Nearly 6 million US households are “unbanked,” making it crucial for governments and corporations to pay people in innovative ways.  

BNY Mellon is teaming up with fintech MoCaFi to help serve people without bank accounts or who have limited access to financial services. These communities are often low-income, under-educated, Black, or Hispanic, and blame minimum balance requirements, or trust and privacy issues, as the main reasons for not having accounts.  

The bank’s Treasury Services arm will integrate MoCaFi’s technology to allow its clients to pay people through the fintech’s digital disbursement platform, which includes prepaid, no-fee debit cards, FDIC-insured bank accounts, a money management app, and more.  

“The inability to provide digital payments to a significant portion of the US economy has been a major hurdle for both public and private sectors,” Treasury Services CEO Jennifer Barker said. “Through our commitment to innovation, we met this challenge head on and are thrilled to join forces with a fintech doing outstanding, tangible work in our communities.   

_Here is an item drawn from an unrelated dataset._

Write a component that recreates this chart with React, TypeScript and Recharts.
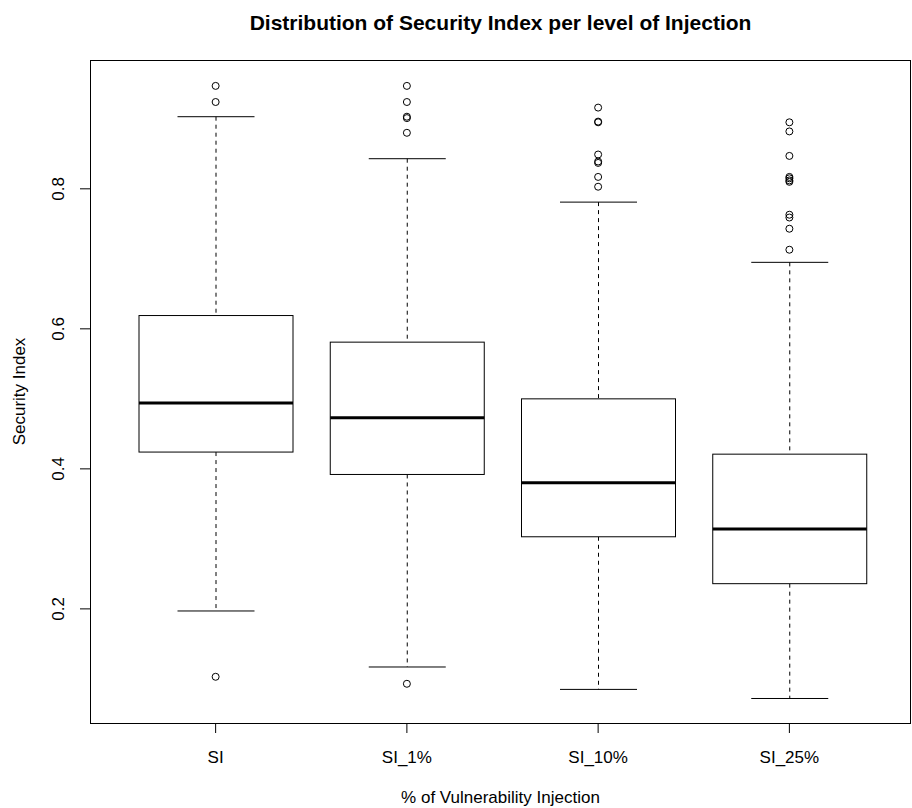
import React from 'react';
import { ComposedChart, Bar, Line, XAxis, YAxis, Label } from 'recharts';

const categories = ['SI', 'SI_1%', 'SI_10%', 'SI_25%'];
const whiskerLow = [0.197, 0.117, 0.085, 0.072];
const q1 = [0.424, 0.392, 0.303, 0.236];
const median = [0.494, 0.473, 0.38, 0.314];
const q3 = [0.619, 0.581, 0.5, 0.421];
const whiskerHigh = [0.903, 0.843, 0.781, 0.695];
const outliers = [
  [0.947, 0.924, 0.103],
  [0.947, 0.924, 0.903, 0.901, 0.88, 0.093],
  [0.916, 0.896, 0.895, 0.849, 0.839, 0.837, 0.817, 0.803],
  [0.895, 0.882, 0.847, 0.817, 0.815, 0.812, 0.81, 0.763, 0.759, 0.743, 0.713],
];
const yTicks = [0.2, 0.4, 0.6, 0.8];
const yDomain = [0.037, 0.984];

const title = 'Distribution of Security Index per level of Injection';
const xTitle = '% of Vulnerability Injection';
const yTitle = 'Security Index';

const maxOut = Math.max(...outliers.map((o) => o.length));

const data = categories.map((name, i) => {
  const row: any = {
    name,
    lo: whiskerLow[i],
    q1: q1[i],
    med: median[i],
    q3: q3[i],
    hi: whiskerHigh[i],
  };
  for (let k = 0; k < maxOut; k++) {
    row[`o${k}`] = outliers[i][k] !== undefined ? outliers[i][k] : null;
  }
  return row;
});

const FONT = '"Liberation Sans", Arial, sans-serif';

const BoxShape = (props: any) => {
  const { x, y, width, height, payload } = props;
  if (x == null || y == null || !payload) return null;
  const { lo, hi } = payload;
  const py = (v: number) => y + ((hi - v) / (hi - lo)) * height;
  const cx = x + width / 2;
  const sHalf = width / 4;
  const yHi = py(hi);
  const yLo = py(lo);
  const yQ3 = py(payload.q3);
  const yQ1 = py(payload.q1);
  const yMed = py(payload.med);
  return (
    <g>
      <line x1={cx} x2={cx} y1={yHi} y2={yQ3} stroke="#000" strokeWidth={1} strokeDasharray="4 4" />
      <line x1={cx} x2={cx} y1={yQ1} y2={yLo} stroke="#000" strokeWidth={1} strokeDasharray="4 4" />
      <line x1={cx - sHalf} x2={cx + sHalf} y1={yHi} y2={yHi} stroke="#000" strokeWidth={1} />
      <line x1={cx - sHalf} x2={cx + sHalf} y1={yLo} y2={yLo} stroke="#000" strokeWidth={1} />
      <rect x={x} y={yQ3} width={width} height={yQ1 - yQ3} fill="#fff" stroke="#000" strokeWidth={1} />
      <line x1={x} x2={x + width} y1={yMed} y2={yMed} stroke="#000" strokeWidth={3} />
    </g>
  );
};

const YTick = (props: any) => {
  const { x, y, payload } = props;
  const bx = x - 16;
  return (
    <text
      x={bx}
      y={y}
      transform={`rotate(-90, ${bx}, ${y})`}
      textAnchor="middle"
      fontSize={17}
      fontFamily={FONT}
      fill="#000"
    >
      {payload.value}
    </text>
  );
};

export default function App() {
  return (
    <div style={{ position: 'absolute', left: 0, top: 0, width: 912, height: 808, background: '#fff' }}>
      <ComposedChart
        width={912}
        height={808}
        data={data}
        margin={{ top: 60, right: 1, left: 0, bottom: 0 }}
      >
        <XAxis
          dataKey="name"
          type="category"
          padding={{ left: 30, right: 26 }}
          height={85}
          tickSize={10}
          tickMargin={18}
          tick={{ fontSize: 17, fontFamily: FONT, fill: '#000' }}
          tickLine={{ stroke: '#000' }}
          axisLine={false}
        >
          <Label
            content={(p: any) => {
              const vb = p.viewBox || {};
              const cx = vb.x + vb.width / 2;
              return (
                <g>
                  <text x={cx} y={vb.y + 80} textAnchor="middle" fontSize={17} fontFamily={FONT} fill="#000">
                    {xTitle}
                  </text>
                  <text x={cx} y={30} textAnchor="middle" fontSize={21} fontWeight="bold" fontFamily={FONT} fill="#000">
                    {title}
                  </text>
                </g>
              );
            }}
          />
        </XAxis>
        <YAxis
          type="number"
          domain={yDomain}
          allowDataOverflow
          ticks={yTicks}
          width={90}
          tickSize={10}
          tickMargin={0}
          tick={<YTick />}
          tickLine={{ stroke: '#000' }}
          axisLine={false}
        >
          <Label
            content={(p: any) => {
              const vb = p.viewBox || {};
              const tx = vb.x + 25;
              const ty = vb.y + vb.height / 2;
              return (
                <text x={tx} y={ty} transform={`rotate(-90, ${tx}, ${ty})`} textAnchor="middle" fontSize={17} fontFamily={FONT} fill="#000">
                  {yTitle}
                </text>
              );
            }}
          />
        </YAxis>
        <Bar
          dataKey={(d: any) => [d.lo, d.hi]}
          barSize={154}
          shape={<BoxShape />}
          isAnimationActive={false}
          legendType="none"
        />
        {Array.from({ length: maxOut }, (_, k) => (
          <Line
            key={k}
            dataKey={`o${k}`}
            stroke="none"
            isAnimationActive={false}
            connectNulls={false}
            dot={{ r: 3.5, stroke: '#000', strokeWidth: 1, fill: 'none' }}
            activeDot={false}
            legendType="none"
          />
        ))}
      </ComposedChart>
      <div
        style={{
          position: 'absolute',
          left: 90,
          top: 60,
          width: 821,
          height: 664,
          border: '1px solid #000',
          boxSizing: 'border-box',
          pointerEvents: 'none',
        }}
      />
    </div>
  );
}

For example, a large grocery store chain may have a significant percentage of workers without bank accounts who can be paid through MoCaFi, while a government may want to better distribute disaster relief funds.    

“MoCaFi first connected with BNY through an introduction to Robin Vince, BNY Mellon’s CEO,” founder Wole Coaxum told Insights Distilled. “The collaboration was borne out of an opportunity that BNY saw to reflect its broader commitment to financial inclusion, helping to connect unbanked and underbanked individuals and communities to high-quality financial services.” 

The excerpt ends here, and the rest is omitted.